Sure. And the Chinese govt's surveillance apparatus is that much scarier for
operating in such (relatively) plain sight. We are getting into actual
specifics now, which is not the purpose of the thermonuclear take I posted
above. As I said, two things can be bad at the same time. It seems I'm better-
informed than the average person about the various Badnesses of the Chinese
government, but that probably says more about the people I hang out with than
anything else. That said, the sudden uptick in the last few months of China-
as-boogeyman in media and the conversation of Westerners has me watching with
a kind of sick fascination.

I save the thermonuclear take for when someone appears essentially misinformed
and is just repeating whatever Bloomberg article they read last.
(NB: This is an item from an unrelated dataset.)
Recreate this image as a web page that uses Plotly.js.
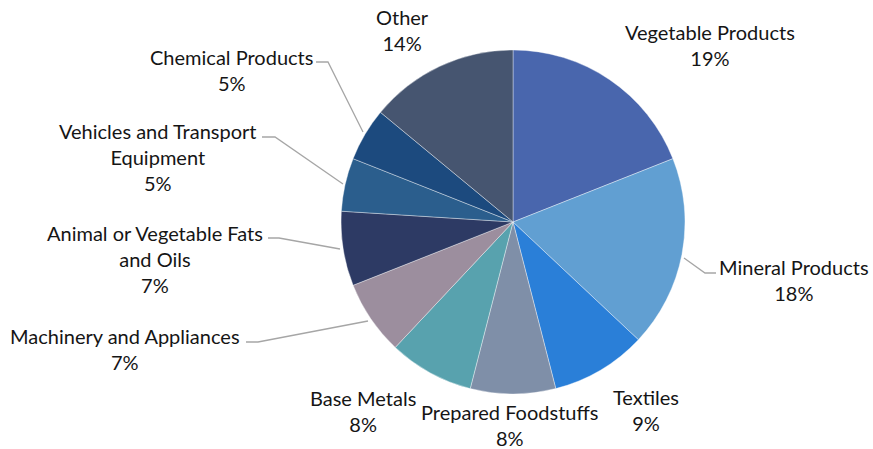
<!DOCTYPE html>
<html>
<head>
<meta charset="utf-8">
<script src="https://cdn.plot.ly/plotly-3.0.1.min.js"></script>
<style>html,body{margin:0;padding:0;background:#fff;}#chart{width:873px;height:449px;}</style>
</head>
<body>
<div id="chart"></div>
<script>
// Data
var categories = ["Vegetable Products", "Mineral Products", "Textiles", "Prepared Foodstuffs", "Base Metals",
  "Machinery and Appliances", "Animal or Vegetable Fats and Oils", "Vehicles and Transport Equipment",
  "Chemical Products", "Other"];
var labelText = ["Vegetable Products", "Mineral Products", "Textiles", "Prepared Foodstuffs", "Base Metals",
  "Machinery and Appliances", "Animal or Vegetable Fats<br>and Oils", "Vehicles and Transport<br>Equipment",
  "Chemical Products", "Other"];
var shares = [19, 18, 9, 8, 8, 7, 7, 5, 5, 14];
var colors = ["#4966ad", "#619fd2", "#2a7fd8", "#7f8fa8", "#58a2ae", "#9c8e9e", "#2d3a64", "#2b5e8d", "#1c4a7e", "#465570"];

// Layout (pixel positions of label blocks and leader lines)
var W = 873, H = 449;
var cx = 513, cy = 222, R = 172;
var labelPos = [[710, 45], [794, 280], [646, 410], [509, 425], [363, 411], [125, 349], [155, 259], [157, 157], [231, 70], [402, 30]];
var leaders = [
  null,
  [[684, 258], [705, 273], [716, 273]],
  null, null, null,
  [[368, 321], [258, 342], [246, 342]],
  [[340, 249], [279, 238], [268, 238]],
  [[343, 184], [275, 137], [262, 137]],
  [[363, 132], [328, 62], [316, 62]],
  null
];

function px(x) { return x / W; }
function py(y) { return 1 - y / H; }

var total = shares.reduce(function (a, b) { return a + b; }, 0);
var annotations = categories.map(function (c, i) {
  return {
    xref: 'paper', yref: 'paper', x: px(labelPos[i][0]), y: py(labelPos[i][1]),
    xanchor: 'center', yanchor: 'middle', showarrow: false, align: 'center',
    text: labelText[i] + '<br>' + Math.round(shares[i] / total * 100) + '%',
    font: {family: 'Lato, "Open Sans", sans-serif', size: 20, color: '#151515'}
  };
});
var shapes = leaders.filter(function (l) { return l; }).map(function (l) {
  var d = 'M' + l.map(function (p) { return px(p[0]) + ',' + py(p[1]); }).join(' L');
  return {type: 'path', xref: 'paper', yref: 'paper', path: d, line: {color: '#a6a6a6', width: 1.3}};
});

var trace = {
  type: 'pie', labels: categories, values: shares, sort: false, direction: 'clockwise', rotation: 0,
  marker: {colors: colors, line: {color: 'rgba(255,255,255,0.55)', width: 0.7}},
  textinfo: 'none', hoverinfo: 'label+percent', showlegend: false,
  domain: {x: [px(cx - R), px(cx + R)], y: [py(cy + R), py(cy - R)]}
};

Plotly.newPlot('chart', [trace], {
  width: W, height: H, margin: {l: 0, r: 0, t: 0, b: 0},
  paper_bgcolor: '#ffffff', showlegend: false,
  annotations: annotations, shapes: shapes
}, {displayModeBar: false, staticPlot: true});
</script>
</body>
</html>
Spratly
Islands? Meh, it's called the South China Sea for a reason.

Sometimes you just want to hit the big red launch button and point out that in
fact, the Chinese and US governments can probably find some common ground.
Where? Well, in their prolific torturing, maiming, and murdering of innocent
Muslims over the last decade or two... ^^;

------
GrowthTrapper
We need to distant cellar business from China, expect their Government to spy
and others to steal.

------
mytailorisrich
Samsung has lost the Chinese market. It's all Apple, Huawei, and the other
Chinese brands.

This what this piece of news highlights, really.